2.3. Si, eu égard aux principes constitutionnels invoqués, la question soulevée par la requérante n'est certainement pas nouvelle, elle revêt en revanche un caractère sérieux en ce qui concerne le grief tiré de l'atteinte au principe de proportionnalité des peines. Il résulte en effet de l'article 8 de la Déclaration de 1789 que la loi ne doit établir que des peines strictement et évidemment nécessaires ; le Conseil constitutionnel exerce en la matière un contrôle restreint, tiré de l'absence de disproportion manifeste entre les faits réprimés et la sanction encourue (v. décision n° 2013-685 DC du 29 décembre 2013 sur l'amende pour défaut de présentation de comptabilité tenue au moyen de systèmes informatisés, cons. 110 N° Lexbase : A9152KSR).

La requérante rappelle à juste titre que, par sa décision n° 2016-554 QPC du 22 juillet 2016 précitée, le Conseil a jugé contraires à la Constitution les dispositions du IV de l'article 1736 réprimant l'absence de déclaration annuelle des comptes bancaires ouverts, utilisés ou clos à l'étranger par l'application d'une amende fixée en pourcentage du solde du compte lorsque celui-ci excède 50 000 euros.
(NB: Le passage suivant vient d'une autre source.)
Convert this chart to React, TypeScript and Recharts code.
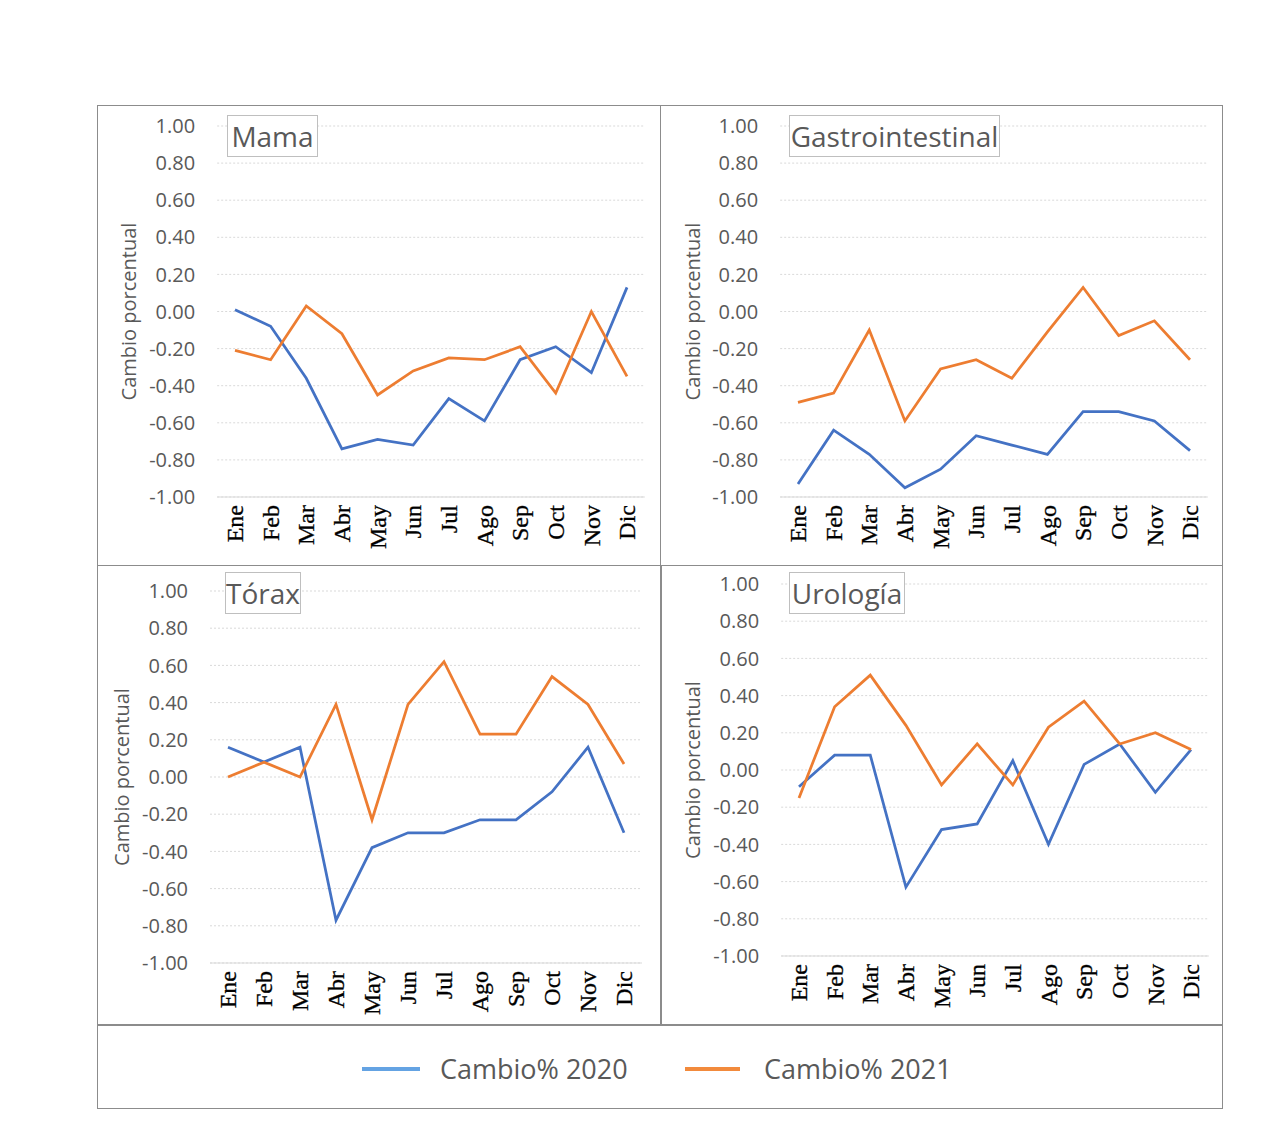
import React from 'react';
import { LineChart, Line, XAxis, YAxis, CartesianGrid, Label } from 'recharts';

const months = ['Ene', 'Feb', 'Mar', 'Abr', 'May', 'Jun', 'Jul', 'Ago', 'Sep', 'Oct', 'Nov', 'Dic'];
const yTicks = [-1, -0.8, -0.6, -0.4, -0.2, 0, 0.2, 0.4, 0.6, 0.8, 1];

const mama2020 = [0.01, -0.08, -0.36, -0.74, -0.69, -0.72, -0.47, -0.59, -0.26, -0.19, -0.33, 0.13];
const mama2021 = [-0.21, -0.26, 0.03, -0.12, -0.45, -0.32, -0.25, -0.26, -0.19, -0.44, 0.0, -0.35];
const gastro2020 = [-0.93, -0.64, -0.77, -0.95, -0.85, -0.67, -0.72, -0.77, -0.54, -0.54, -0.59, -0.75];
const gastro2021 = [-0.49, -0.44, -0.1, -0.59, -0.31, -0.26, -0.36, -0.11, 0.13, -0.13, -0.05, -0.26];
const torax2020 = [0.16, 0.08, 0.16, -0.77, -0.38, -0.3, -0.3, -0.23, -0.23, -0.08, 0.16, -0.3];
const torax2021 = [0.0, 0.08, 0.0, 0.39, -0.23, 0.39, 0.62, 0.23, 0.23, 0.54, 0.39, 0.07];
const uro2020 = [-0.09, 0.08, 0.08, -0.63, -0.32, -0.29, 0.05, -0.4, 0.03, 0.14, -0.12, 0.11];
const uro2021 = [-0.15, 0.34, 0.51, 0.24, -0.08, 0.14, -0.08, 0.23, 0.37, 0.14, 0.2, 0.11];

const BLUE = '#4472C4';
const ORANGE = '#ED7D31';
const GRAY_TEXT = '#595959';
const SANS = "'Open Sans', 'Noto Sans', sans-serif";

const PANEL_W = 563;
const PANEL_H = 460;
const Y_AXIS_W = 60;
const X_AXIS_H = 60;

const buildRows = (a: number[], b: number[]) =>
  months.map((m, i) => ({ mes: m, c2020: a[i], c2021: b[i] }));

// month labels, rotated and reading upward
const MonthTick = (props: any) => {
  const { x, y, payload } = props;
  return (
    <g transform={`translate(${x},${y})`}>
      <text
        transform="rotate(-90)"
        x={-8}
        dy="0.34em"
        textAnchor="end"
        fontFamily="'Liberation Serif', 'Times New Roman', serif"
        fontSize={24}
        stroke="#000"
        strokeWidth={0.3}
        fill="#000"
      >
        {payload.value}
      </text>
    </g>
  );
};

interface PanelProps {
  title: string;
  d2020: number[];
  d2021: number[];
  left: number;
  top: number;
  firstX: number;
  lastX: number;
  plotTop: number;
  plotBottom: number;
  labelX: number;
  box: { x: number; y: number; w: number; h: number };
}

const Panel: React.FC<PanelProps> = ({ title, d2020, d2021, left, top, firstX, lastX, plotTop, plotBottom, labelX, box }) => {
  const pad = (lastX - firstX) / 11 / 2;
  const gridLeft = firstX - pad;
  const gridRight = lastX + pad;
  const margin = {
    top: plotTop - top,
    left: gridLeft - left - Y_AXIS_W,
    right: left + PANEL_W - gridRight,
    bottom: PANEL_H - (plotBottom - top) - X_AXIS_H,
  };
  const data = buildRows(d2020, d2021);

  const renderYLabel = (p: any) => {
    const vb = p.viewBox || {};
    const cy = vb.y + vb.height / 2;
    const cx = labelX - left;
    return (
      <text
        x={cx}
        y={cy}
        transform={`rotate(-90, ${cx}, ${cy})`}
        textAnchor="middle"
        dominantBaseline="central"
        fontFamily={SANS}
        fontSize={20}
        fill={GRAY_TEXT}
      >
        Cambio porcentual
      </text>
    );
  };

  return (
    <>
      <div style={{ position: 'absolute', left, top }}>
        <LineChart width={PANEL_W} height={PANEL_H} data={data} margin={margin}>
          <CartesianGrid vertical={false} stroke="#d9d9d9" strokeDasharray="2 2" />
          <XAxis
            dataKey="mes"
            interval={0}
            height={X_AXIS_H}
            padding={{ left: pad, right: pad }}
            tickLine={false}
            tickSize={0}
            tickMargin={0}
            axisLine={{ stroke: '#d9d9d9' }}
            tick={<MonthTick />}
          />
          <YAxis
            width={Y_AXIS_W}
            domain={[-1, 1]}
            ticks={yTicks}
            interval={0}
            axisLine={false}
            tickLine={false}
            tickSize={0}
            tickMargin={22}
            tickFormatter={(v: number) => v.toFixed(2)}
            tick={{ fill: GRAY_TEXT, fontSize: 20, fontFamily: SANS }}
          >
            <Label content={renderYLabel} />
          </YAxis>
          <Line type="linear" dataKey="c2020" stroke={BLUE} strokeWidth={2.75} dot={false} isAnimationActive={false} />
          <Line type="linear" dataKey="c2021" stroke={ORANGE} strokeWidth={2.75} dot={false} isAnimationActive={false} />
        </LineChart>
      </div>
      <div
        style={{
          position: 'absolute',
          left: box.x,
          top: box.y,
          width: box.w,
          height: box.h,
          boxSizing: 'border-box',
          border: '1px solid #bfbfbf',
          background: '#fff',
          color: GRAY_TEXT,
          fontFamily: SANS,
          fontSize: 28,
          display: 'flex',
          alignItems: 'center',
          justifyContent: 'center',
          whiteSpace: 'nowrap',
        }}
      >
        {title}
      </div>
    </>
  );
};

const frame = (x: number, y: number, w: number, h: number): React.CSSProperties => ({
  position: 'absolute',
  left: x,
  top: y,
  width: w,
  height: h,
  boxSizing: 'border-box',
  border: '1px solid #8c8c8c',
});

export default function App() {
  return (
    <div style={{ position: 'absolute', left: 0, top: 0, width: 1265, height: 1136, background: '#fff' }}>
      <div style={frame(97, 105, 564, 461)} />
      <div style={frame(660, 105, 563, 461)} />
      <div style={frame(97, 565, 564, 460)} />
      <div style={frame(661, 565, 562, 460)} />
      <div style={frame(97, 1025, 1126, 84)} />

      <Panel title="Mama" d2020={mama2020} d2021={mama2021} left={97} top={105}
        firstX={235} lastX={627} plotTop={126} plotBottom={497} labelX={128}
        box={{ x: 227, y: 115, w: 91, h: 42 }} />
      <Panel title="Gastrointestinal" d2020={gastro2020} d2021={gastro2021} left={660} top={105}
        firstX={798} lastX={1190} plotTop={126} plotBottom={497} labelX={692}
        box={{ x: 789, y: 115, w: 211, h: 42 }} />
      <Panel title="Tórax" d2020={torax2020} d2021={torax2021} left={97} top={565}
        firstX={228} lastX={624} plotTop={591} plotBottom={963} labelX={121}
        box={{ x: 225, y: 572, w: 76, h: 42 }} />
      <Panel title="Urología" d2020={uro2020} d2021={uro2021} left={661} top={565}
        firstX={799} lastX={1191} plotTop={584} plotBottom={956} labelX={692}
        box={{ x: 789, y: 572, w: 116, h: 42 }} />

      <svg style={{ position: 'absolute', left: 0, top: 0 }} width={1265} height={1136} pointerEvents="none">
        <line x1={362} y1={1069} x2={420} y2={1069} stroke="#64a3e3" strokeWidth={4} />
        <line x1={685} y1={1069} x2={740} y2={1069} stroke="#f28a3c" strokeWidth={4} />
        <text x={440} y={1068} dominantBaseline="central" fontFamily={SANS} fontSize={27} fill={GRAY_TEXT}>
          Cambio% 2020
        </text>
        <text x={764} y={1068} dominantBaseline="central" fontFamily={SANS} fontSize={27} fill={GRAY_TEXT}>
          Cambio% 2021
        </text>
      </svg>
    </div>
  );
}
Il a relevé que cette amende était encourue "même dans l'hypothèse où les sommes figurant sur ces comptes n'ont pas été soustraites frauduleusement". Il en a déduit qu'en "prévoyant une amende proportionnelle pour un simple manquement à une obligation déclarative, le législateur a instauré une sanction manifestement disproportionnée à la gravité des faits qu'il a entendu réprimer".

En l'espèce, il nous semble que les dispositions du IV bis de l'article 1736 permettent qu'une amende proportionnelle soit appliquée à l'administrateur d'un trust ayant omis de souscrire une déclaration rendue obligatoire par l'article 1649 AB, alors même que les biens ou droits placés dans le trust n'auraient été frauduleusement soustraits à l'impôt. La difficulté est d'autant plus nette que, conformément à l'interprétation stricte qu'il convient de faire d'une loi répressive, l'amende n'est applicable qu'à l'administrateur du trust, qui est une personne distincte du contribuable susceptible d'être l'auteur d'une fraude fiscale.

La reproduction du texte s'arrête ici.